I couldn't type "exterminate" and not post a picture of a Dalek now, could I? (image: primetime.unrealitytv.co.uk)
I quite enjoy the tension of technology and magic in the world of the game. The whole thing is less steampunky than what World of Warcraft or Warhammer Online offer us, yet it doesn’t feel odd at all to have holograms and swords in the same game. I’ll admit that I know little of the story, having read pretty much nothing in the game. I hear it is actually quite good if you care to delve into it, but I probably won’t. All I need to know is that the guardian faction is awfully righteous and needs to be exterminated.
A decent magic compass
I don’t like leveling very much, especially not questing. I therefore appreciate anything that takes away the annoying parts of questing such as reading quest text and following complicated instructions.
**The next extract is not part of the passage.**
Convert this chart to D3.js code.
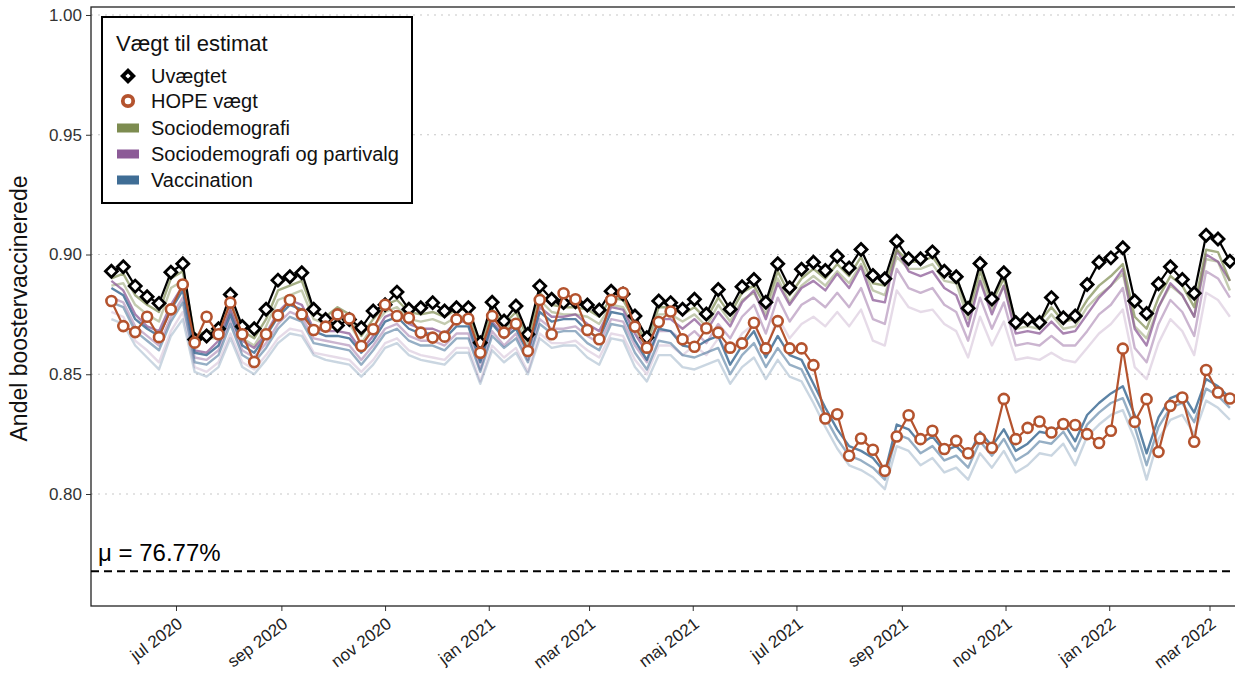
<!DOCTYPE html>
<html><head><meta charset="utf-8">
<script src="https://cdn.jsdelivr.net/npm/d3@7"></script>
<style>
body{margin:0;background:#fff;}
text{font-family:"Liberation Sans",Arial,sans-serif;}
</style></head>
<body><svg id="c" width="1235" height="675"></svg>
<script>
// ---- data ----
const firstWeek = "2020-05-24";
const uvaegtet = [0.893,0.8949,0.8868,0.8824,0.8796,0.8926,0.8961,0.8645,0.866,0.869,0.8833,0.8699,0.869,0.8771,0.8893,0.8907,0.8924,0.8771,0.8729,0.8704,0.8729,0.8694,0.8764,0.879,0.8843,0.8771,0.8778,0.8799,0.8764,0.8778,0.8778,0.8632,0.8801,0.8722,0.8785,0.8667,0.8868,0.8813,0.8799,0.8803,0.8789,0.8768,0.8847,0.8835,0.8743,0.8653,0.8806,0.8799,0.8771,0.8813,0.8752,0.8854,0.8771,0.8865,0.8896,0.8801,0.8961,0.8861,0.8938,0.8968,0.8933,0.8993,0.8944,0.9021,0.8912,0.8899,0.9055,0.8982,0.8982,0.9011,0.893,0.8907,0.8776,0.8962,0.8814,0.8924,0.8716,0.873,0.8716,0.882,0.8736,0.8743,0.8875,0.8968,0.8986,0.9028,0.8806,0.8754,0.8878,0.8949,0.8896,0.8838,0.908,0.9065,0.8972];
const hope = [0.8806,0.8701,0.8676,0.874,0.8655,0.8771,0.8875,0.8632,0.874,0.8667,0.8799,0.8667,0.8551,0.8667,0.8746,0.881,0.875,0.8685,0.8699,0.875,0.8733,0.8618,0.8688,0.879,0.8743,0.8736,0.8674,0.8653,0.8657,0.8729,0.8732,0.859,0.8743,0.8674,0.8711,0.8597,0.881,0.8667,0.8838,0.8813,0.8685,0.8646,0.881,0.884,0.8699,0.8611,0.8718,0.8762,0.8646,0.8615,0.8692,0.8674,0.8611,0.8629,0.8715,0.8608,0.8722,0.8608,0.8608,0.8538,0.8315,0.8333,0.816,0.8232,0.8185,0.8097,0.824,0.8329,0.8229,0.8264,0.8188,0.8222,0.817,0.8232,0.8193,0.8397,0.8229,0.8276,0.8303,0.8257,0.8292,0.8288,0.825,0.8213,0.8264,0.8607,0.8301,0.8396,0.8176,0.8368,0.8403,0.8218,0.8518,0.8424,0.8399];
const socio1 = [0.890,0.892,0.883,0.879,0.876,0.890,0.893,0.866,0.868,0.868,0.880,0.868,0.865,0.873,0.885,0.887,0.889,0.876,0.874,0.878,0.875,0.866,0.873,0.879,0.881,0.876,0.875,0.876,0.874,0.877,0.877,0.861,0.877,0.871,0.876,0.865,0.884,0.879,0.878,0.878,0.877,0.874,0.882,0.881,0.872,0.863,0.878,0.878,0.875,0.878,0.873,0.882,0.875,0.884,0.887,0.878,0.893,0.883,0.890,0.894,0.890,0.896,0.891,0.899,0.888,0.887,0.902,0.897,0.897,0.899,0.892,0.891,0.876,0.893,0.880,0.890,0.872,0.873,0.872,0.878,0.872,0.873,0.881,0.887,0.891,0.896,0.874,0.869,0.882,0.891,0.887,0.878,0.902,0.901,0.889];
const socio2 = [0.887,0.888,0.879,0.875,0.872,0.886,0.889,0.864,0.865,0.865,0.877,0.865,0.862,0.870,0.881,0.883,0.885,0.873,0.871,0.874,0.871,0.863,0.870,0.876,0.878,0.873,0.872,0.873,0.871,0.874,0.874,0.858,0.874,0.868,0.873,0.862,0.881,0.876,0.875,0.875,0.874,0.871,0.879,0.878,0.869,0.860,0.875,0.875,0.872,0.875,0.870,0.879,0.872,0.881,0.884,0.875,0.890,0.880,0.887,0.891,0.887,0.893,0.888,0.896,0.885,0.883,0.899,0.894,0.894,0.896,0.889,0.888,0.873,0.890,0.877,0.887,0.869,0.870,0.869,0.875,0.869,0.870,0.878,0.883,0.887,0.892,0.870,0.865,0.878,0.887,0.883,0.874,0.898,0.897,0.885];
const parti1 = [0.889,0.885,0.875,0.870,0.868,0.879,0.887,0.860,0.859,0.864,0.877,0.864,0.861,0.867,0.876,0.881,0.879,0.869,0.868,0.868,0.867,0.860,0.866,0.874,0.876,0.871,0.869,0.869,0.867,0.872,0.872,0.856,0.872,0.866,0.871,0.860,0.878,0.874,0.874,0.875,0.871,0.868,0.878,0.877,0.867,0.859,0.873,0.873,0.869,0.873,0.868,0.876,0.870,0.880,0.885,0.873,0.888,0.879,0.886,0.889,0.885,0.892,0.886,0.895,0.881,0.880,0.902,0.893,0.891,0.893,0.886,0.883,0.870,0.889,0.875,0.887,0.867,0.868,0.867,0.872,0.867,0.868,0.875,0.882,0.887,0.894,0.869,0.862,0.878,0.888,0.883,0.874,0.900,0.897,0.889];
const parti2 = [0.882,0.880,0.870,0.866,0.862,0.874,0.882,0.857,0.856,0.860,0.873,0.860,0.857,0.863,0.871,0.876,0.874,0.865,0.864,0.863,0.862,0.856,0.862,0.869,0.871,0.866,0.864,0.864,0.862,0.867,0.867,0.852,0.868,0.862,0.867,0.856,0.873,0.869,0.869,0.870,0.866,0.863,0.873,0.872,0.862,0.855,0.868,0.868,0.864,0.868,0.863,0.871,0.865,0.874,0.879,0.867,0.882,0.872,0.879,0.882,0.878,0.884,0.878,0.886,0.873,0.871,0.894,0.886,0.884,0.886,0.879,0.876,0.864,0.882,0.869,0.880,0.862,0.863,0.862,0.866,0.862,0.862,0.868,0.875,0.879,0.886,0.861,0.855,0.871,0.881,0.876,0.866,0.893,0.890,0.882];
const parti3 = [0.876,0.874,0.864,0.860,0.855,0.868,0.876,0.853,0.851,0.855,0.867,0.855,0.852,0.858,0.865,0.869,0.868,0.859,0.858,0.857,0.856,0.851,0.856,0.863,0.865,0.860,0.858,0.857,0.856,0.861,0.861,0.847,0.862,0.857,0.861,0.851,0.867,0.863,0.863,0.864,0.860,0.857,0.867,0.866,0.856,0.850,0.862,0.862,0.858,0.862,0.858,0.865,0.859,0.867,0.871,0.860,0.874,0.865,0.871,0.874,0.870,0.876,0.870,0.877,0.864,0.862,0.885,0.878,0.876,0.877,0.871,0.868,0.857,0.874,0.862,0.872,0.856,0.857,0.856,0.859,0.856,0.855,0.861,0.867,0.871,0.877,0.853,0.848,0.863,0.873,0.868,0.858,0.884,0.881,0.874];
const vacc1 = [0.886,0.883,0.873,0.869,0.866,0.877,0.885,0.859,0.858,0.862,0.875,0.862,0.859,0.866,0.874,0.879,0.877,0.868,0.866,0.866,0.865,0.859,0.864,0.872,0.874,0.869,0.867,0.867,0.865,0.870,0.870,0.855,0.871,0.865,0.869,0.859,0.876,0.872,0.873,0.873,0.868,0.865,0.876,0.875,0.864,0.856,0.869,0.868,0.862,0.861,0.864,0.866,0.854,0.862,0.868,0.857,0.866,0.858,0.856,0.846,0.836,0.827,0.820,0.818,0.815,0.809,0.829,0.827,0.821,0.824,0.818,0.820,0.815,0.826,0.820,0.827,0.818,0.821,0.826,0.825,0.830,0.822,0.833,0.838,0.842,0.845,0.833,0.817,0.832,0.840,0.842,0.834,0.848,0.845,0.840];
const vacc2 = [0.880,0.878,0.868,0.864,0.860,0.872,0.880,0.855,0.854,0.858,0.871,0.858,0.855,0.861,0.869,0.874,0.872,0.863,0.862,0.861,0.860,0.854,0.860,0.867,0.869,0.864,0.862,0.862,0.860,0.865,0.865,0.851,0.866,0.861,0.865,0.855,0.871,0.867,0.868,0.868,0.863,0.860,0.871,0.870,0.859,0.852,0.864,0.863,0.858,0.857,0.859,0.861,0.850,0.858,0.863,0.853,0.861,0.854,0.852,0.842,0.832,0.823,0.816,0.814,0.811,0.806,0.825,0.823,0.817,0.820,0.814,0.816,0.811,0.822,0.816,0.823,0.814,0.817,0.822,0.821,0.826,0.818,0.829,0.834,0.838,0.840,0.828,0.812,0.828,0.836,0.838,0.830,0.844,0.841,0.836];
const vacc3 = [0.873,0.871,0.862,0.857,0.852,0.866,0.873,0.851,0.849,0.853,0.865,0.853,0.850,0.856,0.863,0.867,0.866,0.858,0.856,0.855,0.854,0.849,0.854,0.861,0.863,0.858,0.856,0.855,0.854,0.859,0.859,0.846,0.860,0.855,0.859,0.850,0.865,0.861,0.862,0.862,0.857,0.854,0.865,0.864,0.853,0.847,0.858,0.858,0.853,0.852,0.854,0.856,0.846,0.853,0.857,0.848,0.856,0.849,0.847,0.838,0.828,0.819,0.812,0.810,0.807,0.802,0.820,0.818,0.812,0.815,0.809,0.811,0.806,0.817,0.811,0.818,0.809,0.812,0.817,0.816,0.821,0.812,0.824,0.829,0.833,0.835,0.823,0.806,0.823,0.831,0.833,0.825,0.839,0.836,0.831];
const muValue = 0.7677;
const yTicks = [0.80, 0.85, 0.90, 0.95, 1.00];
const xTickDates = ["2020-07-01","2020-09-01","2020-11-01","2021-01-01","2021-03-01","2021-05-01","2021-07-01","2021-09-01","2021-11-01","2022-01-01","2022-03-01"];
const xTickLabels = ["jul 2020","sep 2020","nov 2020","jan 2021","mar 2021","maj 2021","jul 2021","sep 2021","nov 2021","jan 2022","mar 2022"];
const legendLabels = ["Uvægtet","HOPE vægt","Sociodemografi","Sociodemografi og partivalg","Vaccination"];
const colors = {black:"#000000", hope:"#b4532e", socio:"#7d8c50", parti:"#8c5b97", vacc:"#3f6d95"};

// ---- setup ----
const parse = d3.utcParse("%Y-%m-%d");
const start = parse(firstWeek);
const dates = uvaegtet.map((_, i) => d3.utcDay.offset(start, 7 * i));
const svg = d3.select("#c");
const L = 91, R = 1245, T = 7, B = 606;
const x = d3.scaleUtc().domain([parse("2020-05-12"), parse("2022-03-16")]).range([91, 1235]);
const y = d3.scaleLinear().domain([0.75324, 1.00334]).range([B, T]);

// grid
svg.append("g").selectAll("line").data(yTicks).join("line")
  .attr("x1", L).attr("x2", R).attr("y1", d => y(d)).attr("y2", d => y(d))
  .attr("stroke", "#c8c8c8").attr("stroke-width", 1.2).attr("stroke-dasharray", "2,5");

// axes
const yAxis = d3.axisLeft(y).tickValues(yTicks).tickFormat(d3.format(".2f")).tickSize(5).tickPadding(4);
const gy = svg.append("g").attr("transform", `translate(${L},0)`).call(yAxis);
gy.select(".domain").remove();
gy.selectAll("text").attr("font-size", 17).attr("fill", "#333");
gy.selectAll("line").attr("stroke", "#333");

const xAxis = d3.axisBottom(x).tickValues(xTickDates.map(parse)).tickFormat((d, i) => xTickLabels[i]).tickSize(5);
const gx = svg.append("g").attr("transform", `translate(0,${B})`).call(xAxis);
gx.select(".domain").remove();
gx.selectAll("line").attr("stroke", "#333");
gx.selectAll("text").attr("font-size", 17).attr("fill", "#222")
  .attr("text-anchor", "end").attr("dy", null).attr("y", 0)
  .attr("transform", "translate(7,20) rotate(-37)");

// panel border
svg.append("rect").attr("x", L).attr("y", T).attr("width", R - L).attr("height", B - T)
  .attr("fill", "none").attr("stroke", "#222").attr("stroke-width", 1.3);

// y title
svg.append("text").attr("transform", `translate(27,${(T + B) / 2 + 2}) rotate(-90)`)
  .attr("text-anchor", "middle").attr("font-size", 23).attr("fill", "#111")
  .text("Andel boostervaccinerede");

// mu line
svg.append("line").attr("x1", L).attr("x2", R).attr("y1", y(muValue)).attr("y2", y(muValue))
  .attr("stroke", "#000").attr("stroke-width", 2).attr("stroke-dasharray", "8,5");
svg.append("text").attr("x", 98).attr("y", y(muValue) - 10).attr("font-size", 24).attr("fill", "#000")
  .text("μ = " + d3.format(".2f")(muValue * 100) + "%");

const line = d3.line().x((d, i) => x(dates[i])).y(d => y(d));
const g = svg.append("g");
const groupLines = [
  [parti3, colors.parti, 0.22], [vacc3, colors.vacc, 0.28],
  [parti2, colors.parti, 0.45], [vacc2, colors.vacc, 0.55],
  [socio2, colors.socio, 0.45],
  [parti1, colors.parti, 0.75], [vacc1, colors.vacc, 0.85],
  [socio1, colors.socio, 0.7]
];
groupLines.forEach(([arr, col, op]) => {
  g.append("path").datum(arr).attr("d", line).attr("fill", "none")
    .attr("stroke", col).attr("stroke-opacity", op).attr("stroke-width", 2.4).attr("stroke-linejoin", "round");
});

// Uvaegtet
g.append("path").datum(uvaegtet).attr("d", line).attr("fill", "none").attr("stroke", "#000").attr("stroke-width", 2.2);
const diamond = d3.symbol(d3.symbolSquare, 72);
g.selectAll(".dia").data(uvaegtet).join("path").attr("class", "dia")
  .attr("d", diamond).attr("transform", (d, i) => `translate(${x(dates[i])},${y(d)}) rotate(45)`)
  .attr("fill", "#fff").attr("stroke", "#000").attr("stroke-width", 2.8);

// HOPE
g.append("path").datum(hope).attr("d", line).attr("fill", "none").attr("stroke", colors.hope).attr("stroke-width", 2.2);
g.selectAll(".hc").data(hope).join("circle").attr("class", "hc")
  .attr("cx", (d, i) => x(dates[i])).attr("cy", d => y(d)).attr("r", 5)
  .attr("fill", "#fff").attr("stroke", colors.hope).attr("stroke-width", 2.6);

// legend
const lg = svg.append("g");
lg.append("rect").attr("x", 102).attr("y", 17).attr("width", 310).attr("height", 186)
  .attr("fill", "#fff").attr("stroke", "#000").attr("stroke-width", 2);
lg.append("text").attr("x", 116).attr("y", 51).attr("font-size", 22).attr("fill", "#111").text("Vægt til estimat");
const rowY = [76, 101, 128, 154, 180];
legendLabels.forEach((lab, i) => {
  const cy = rowY[i];
  lg.append("text").attr("x", 151).attr("y", cy + 7).attr("font-size", 20).attr("fill", "#111").text(lab);
  if (i === 0) {
    lg.append("path").attr("d", d3.symbol(d3.symbolSquare, 56)).attr("transform", `translate(128,${cy}) rotate(45)`)
      .attr("fill", "#fff").attr("stroke", "#000").attr("stroke-width", 3.8);
  } else if (i === 1) {
    lg.append("circle").attr("cx", 128).attr("cy", cy).attr("r", 5.2).attr("fill", "#fff")
      .attr("stroke", colors.hope).attr("stroke-width", 3.8);
  } else {
    const col = [colors.socio, colors.parti, colors.vacc][i - 2];
    lg.append("rect").attr("x", 117).attr("y", cy - 4.5).attr("width", 22).attr("height", 9).attr("fill", col);
  }
});
</script></body></html>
Most quests in Rift, even those that are more than pure collection or kill quests, can be completed simply by going where your map marker tells you to go and looking for things with a quest description around there. It is hardly ever necessary to open the quest log (which is good because the log really doesn’t tell you much) or to pay too much attention to what you are doing while questing. I like watching my shows on the side or listening to an audio book while I level up and Rifts questing is perfect for that.
Fun for achievers
Rift events are achiever-heaven so to speak. Not only do you get to pit your own performance against that of other players for rewards, rift groups also get better rewards if they close rifts fast enough to get into bonus stages. And some of those bonus-stage bosses pack quite the raid-wiping punch. The constant availability of rifts allows players to pit their power against that of others (while still working together well enough to actually reach the objective) while not forcing players to be all competitive all the time.
Rare finds
I’ve already mentioned that I don’t like the implementation of artifacts in the game, but I do like the idea of seeing the glitter of a rare item up in some mountain and then seeking a way to get to it to maybe be the first one ever to find a particular artifact (or at least to feel as if you are.) I also like finding rare monsters that either drop better loot than their normal brethren or maybe even a quest item that can be turned in for some lore (if you care about that) and experience. Events like these make the game world less dull and predictable, which is always a good thing.
And that’s ten good things already. Join me again next time when I tell you why Rift is the worst game ever to be made. Or something.
1You do get a talent point that can only be spend in a different tree every three levels though.